To call it ‘freshness’ seems too faint. Too prosaic. It is not the same as youthfulness, or high acidity, or reductive qualities alone. For me, it is the inside of a wine. Its fuel. If a wine has energy, is that energy on the surface, furiously working away to keep to impression of life? Or is the energy itself deep, perpetual, working its way up from the core?
When the Tom Stevenson/Essi Avellan school seem to favour reductive over oxidative sparkling wines, I understand them because what they are expressing is not so much a simple stylistic preference as it is a recognition of this kind of quiet, inner brilliance.
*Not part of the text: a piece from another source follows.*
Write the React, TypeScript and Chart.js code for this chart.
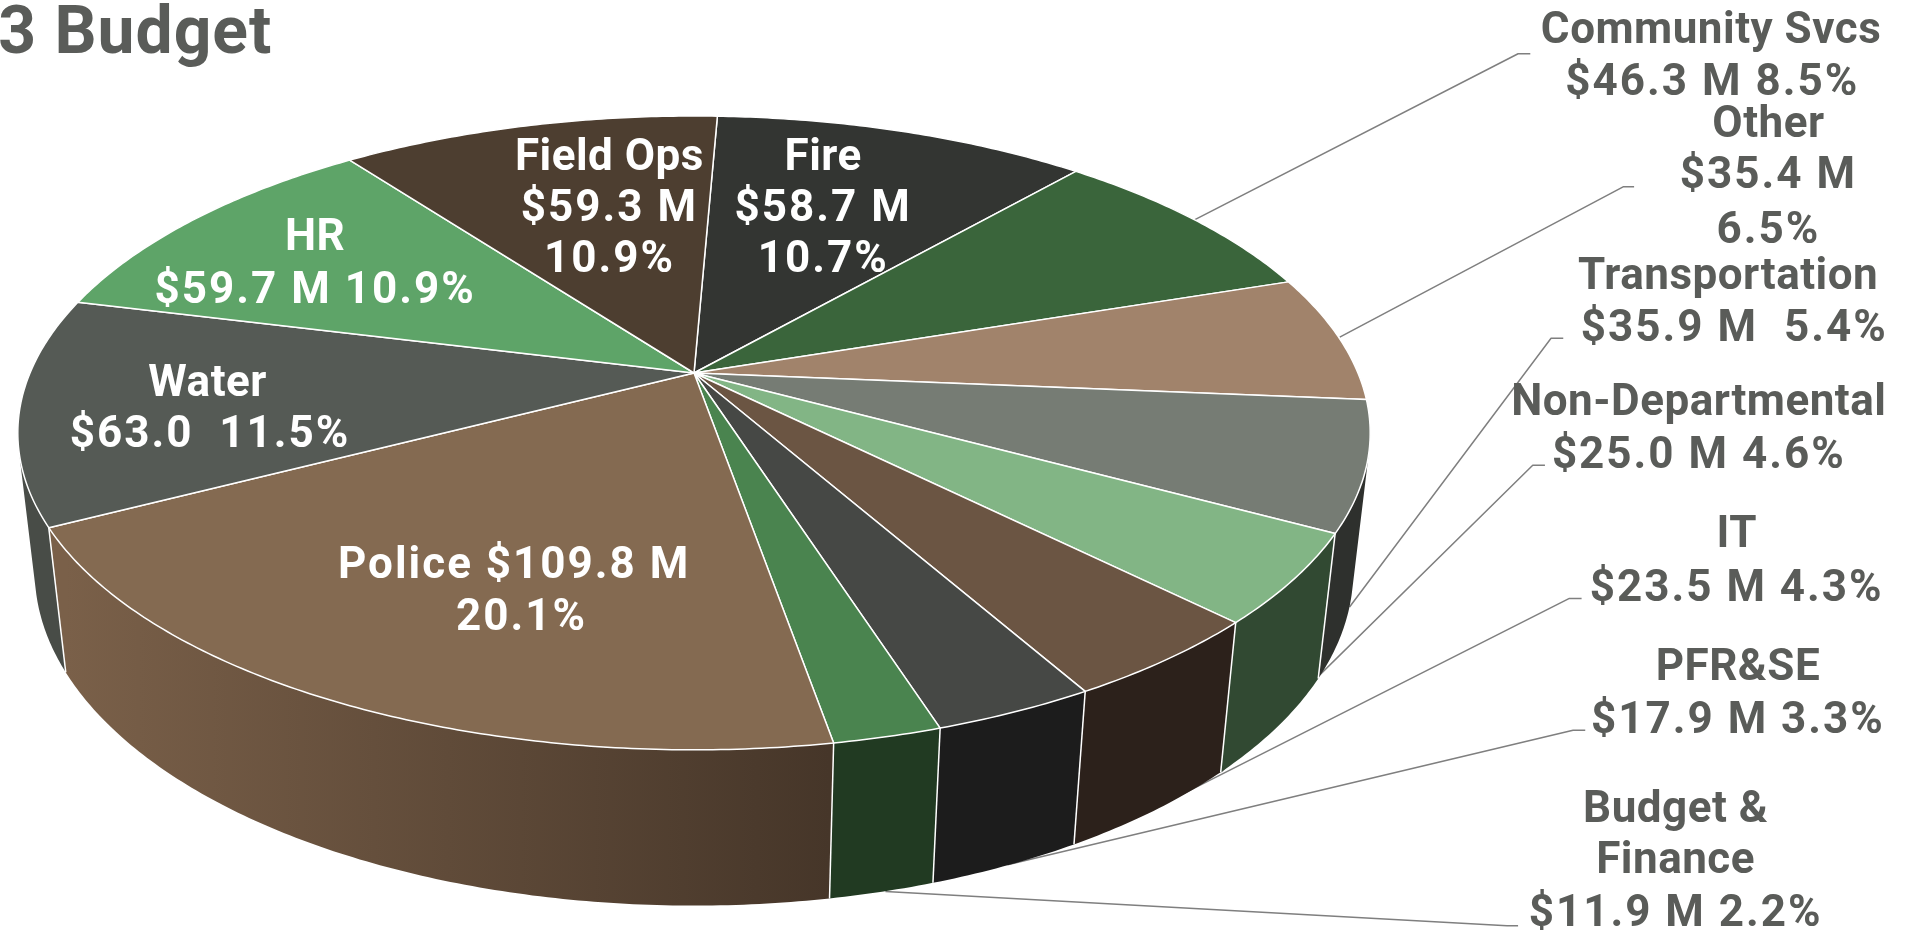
import React, { useEffect, useRef } from "react";
import { Chart, registerables } from "chart.js";

Chart.register(...registerables);

const categories = ["Fire", "Community Svcs", "Other", "Transportation", "Non-Departmental", "IT", "PFR&SE", "Budget & Finance", "Police", "Water", "HR", "Field Ops"];
const amounts = [58.7, 46.3, 35.4, 35.9, 25.0, 23.5, 17.9, 11.9, 109.8, 63.0, 59.7, 59.3];
const topColors = ["#333532", "#3A653B", "#A1836B", "#767C74", "#82B585", "#6B5543", "#464845", "#4A844F", "#846A51", "#555A55", "#5EA468", "#4D3E30"];
const wallFrom = ["#2E302D", "#2E4A2F", "#6E5948", "#2E302D", "#314932", "#2C211B", "#1C1C1C", "#213A22", "#7A6049", "#484C47", "#3F6E46", "#352A20"];
const wallTo = ["#2E302D", "#2E4A2F", "#6E5948", "#2E302D", "#314932", "#2C211B", "#1C1C1C", "#213A22", "#463629", "#484C47", "#3F6E46", "#352A20"];

const titleText = "3 Budget";
const S = 1915 / 1568;
type Lbl = [string, number, number];
const insideLabels: Lbl[] = [
  ["Field Ops", 499, 126], ["$59.3 M", 499, 168], ["10.9%", 499, 210],
  ["Fire", 674, 126], ["$58.7 M", 674, 168], ["10.7%", 674, 210],
  ["HR", 258, 192], ["$59.7 M 10.9%", 258, 235],
  ["Water", 170, 311], ["$63.0  11.5%", 172, 353],
  ["Police $109.8 M", 421, 460], ["20.1%", 427, 503],
];
const outsideLabels: Lbl[] = [
  ["Community Svcs", 1401, 22], ["$46.3 M 8.5%", 1402, 65],
  ["Other", 1448, 99], ["$35.4 M", 1448, 141], ["6.5%", 1448, 186],
  ["Transportation", 1415, 224], ["$35.9 M  5.4%", 1420, 266],
  ["Non-Departmental", 1391, 327], ["$25.0 M 4.6%", 1391, 370],
  ["IT", 1422, 435], ["$23.5 M 4.3%", 1422, 479],
  ["PFR&SE", 1423, 544], ["$17.9 M 3.3%", 1423, 587],
  ["Budget &", 1372, 660], ["Finance", 1372, 702], ["$11.9 M 2.2%", 1372, 745],
];
const leaders: number[][][] = [
  [[978, 180], [1243, 44], [1253, 44]],
  [[1097, 276], [1329, 153], [1338, 153]],
  [[1105, 497], [1270, 277], [1280, 277]],
  [[1000, 632], [1255, 381], [1265, 381]],
  [[935, 667], [1285, 490], [1295, 490]],
  [[825, 708], [1288, 598], [1298, 598]],
  [[725, 730], [1234, 758], [1243, 758]],
];

const CX = 694, CY = 373, A = 664, B = 305.6, P = 0.189, E = 0.0247, VY = 6020;
const FONT = '"Roboto", sans-serif';

function top(t: number): [number, number] {
  const u = Math.cos(t), v = Math.sin(t), w = 1 - P * v;
  return [CX + (A * u) / w, CY + (B * v) / w];
}
function bottom(t: number): [number, number] {
  const v = Math.sin(t), w = 1 - P * v, f = E / (w + E);
  const [x, y] = top(t);
  return [x + f * (CX - x), y + f * (VY - y)];
}
function samples(a: number, b: number) {
  const n = Math.max(2, Math.ceil((b - a) / 0.01));
  return Array.from({ length: n + 1 }, (_, i) => a + ((b - a) * i) / n);
}
// angle at which the line through the vanishing point just touches the right rim
function rimAngle() {
  let best = 0, bestRatio = -1;
  for (let t = -1.5; t < 1.5; t += 0.001) {
    const [x, y] = top(t);
    const r = (x - CX) / (VY - y);
    if (r > bestRatio) { bestRatio = r; best = t; }
  }
  return best;
}
function drawLabel(ctx: CanvasRenderingContext2D, [s, x, y]: Lbl) {
  (ctx as any).letterSpacing = /[$%]/.test(s) ? "2px" : "0.5px";
  ctx.fillText(s, x * S, (y + 4) * S);
}

const pie3d = {
  id: "pie3d",
  beforeDatasetDraw(chart: any) {
    const ctx: CanvasRenderingContext2D = chart.ctx;
    const arcs = chart.getDatasetMeta(0).data.map((arc: any, i: number) => ({ arc, i }));
    ctx.save();
    ctx.lineJoin = "round";
    ctx.strokeStyle = "#7F7F7F";
    ctx.lineWidth = 1.5;
    leaders.forEach((pts) => {
      ctx.beginPath();
      pts.forEach(([x, y], k) => (k ? ctx.lineTo(x * S, y * S) : ctx.moveTo(x * S, y * S)));
      ctx.stroke();
    });
    const tR = rimAngle();
    const tL = Math.PI - tR;
    arcs.forEach(({ arc, i }: any) => {
      const s = Math.max(arc.startAngle, tR);
      const e = Math.min(arc.endAngle, tL);
      if (e <= s) return;
      const ts = samples(s, e);
      const g = ctx.createLinearGradient(bottom(e)[0], 0, bottom(s)[0], 0);
      g.addColorStop(0, wallFrom[i]);
      g.addColorStop(1, wallTo[i]);
      ctx.beginPath();
      ts.forEach((t, k) => { const [x, y] = top(t); k ? ctx.lineTo(x, y) : ctx.moveTo(x, y); });
      [...ts].reverse().forEach((t) => { const [x, y] = bottom(t); ctx.lineTo(x, y); });
      ctx.closePath();
      ctx.fillStyle = g;
      ctx.fill();
    });
    ctx.strokeStyle = "#FFFFFF";
    ctx.lineWidth = 1.5;
    arcs.forEach(({ arc }: any) => {
      if (Math.sin(arc.startAngle) < 0.2) return;
      const a = top(arc.startAngle), d = bottom(arc.startAngle);
      ctx.beginPath();
      ctx.moveTo(a[0], a[1]);
      ctx.lineTo(d[0], d[1]);
      ctx.stroke();
    });
    arcs.forEach(({ arc }: any) => {
      ctx.beginPath();
      ctx.moveTo(CX, CY);
      samples(arc.startAngle, arc.endAngle).forEach((t) => { const [x, y] = top(t); ctx.lineTo(x, y); });
      ctx.closePath();
      ctx.fillStyle = arc.options.backgroundColor;
      ctx.fill();
      ctx.strokeStyle = arc.options.borderColor;
      ctx.lineWidth = arc.options.borderWidth;
      ctx.stroke();
    });
    ctx.restore();
    return false;
  },
  afterDatasetsDraw(chart: any) {
    const ctx: CanvasRenderingContext2D = chart.ctx;
    ctx.save();
    ctx.textAlign = "center";
    ctx.textBaseline = "middle";
    ctx.font = `bold 44px ${FONT}`;
    ctx.fillStyle = "#FFFFFF";
    insideLabels.forEach((l) => drawLabel(ctx, l));
    ctx.fillStyle = "#5A5C59";
    outsideLabels.forEach((l) => drawLabel(ctx, l));
    ctx.textAlign = "right";
    ctx.font = `bold 66px ${FONT}`;
    (ctx as any).letterSpacing = "1px";
    ctx.fillText(titleText, 223 * S, 30 * S);
    ctx.restore();
  },
};

export default function App() {
  const ref = useRef<HTMLCanvasElement>(null);
  useEffect(() => {
    const chart = new Chart(ref.current!, {
      type: "pie",
      data: {
        labels: categories,
        datasets: [{ data: amounts, backgroundColor: topColors, borderColor: "#FFFFFF", borderWidth: 1.5 }],
      },
      options: {
        responsive: false,
        animation: false,
        rotation: 2.4,
        plugins: { legend: { display: false }, tooltip: { enabled: false } },
      },
      plugins: [pie3d],
    } as any);
    return () => chart.destroy();
  }, []);
  return <canvas ref={ref} width={1915} height={931} style={{ position: "absolute", left: 0, top: 0, background: "#fff" }} />;
}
An understanding that this quality is hard-won, and that few regularly achieve it. Those that do can be hundreds of miles apart, working with totally different material, yet their best wines sit together like members of a secret international society. They can do the thing.
If you’re not bothered by the thing, then the producers that get bigged-up can seem arbitrary, baffling even. If you’re into it, though, you also feel its absence acutely. If I end up landing with ambivalence on some fêted fizz it is usually because the outside is better than the inside. It takes resourcefulness to design, but actual resources to build.
The thing also challenges those that want to believe that sparkling wines can be made passively. In a process as delicate as the Traditional Method, shepherding it requires constant effort, even if you are lucky enough to receive its potential in your grapes in the first place. There are a million places it can be lost.
It may be a difficult thing to achieve, but it is not a difficult thing to taste. In fact, it is one of those features so elemental that wine folk can quickly un-learn it in pursuit of something easier to write about. As the promise of tastings, events and visits starts to become a reality again, though, it is time to sharpen up get used to the idea of the getting-to-know-you process happening somewhat faster than we have become accustomed to. Missing (or mis-attributing) the thing is what I fear the most. The rest of wine’s shadow play I can live with.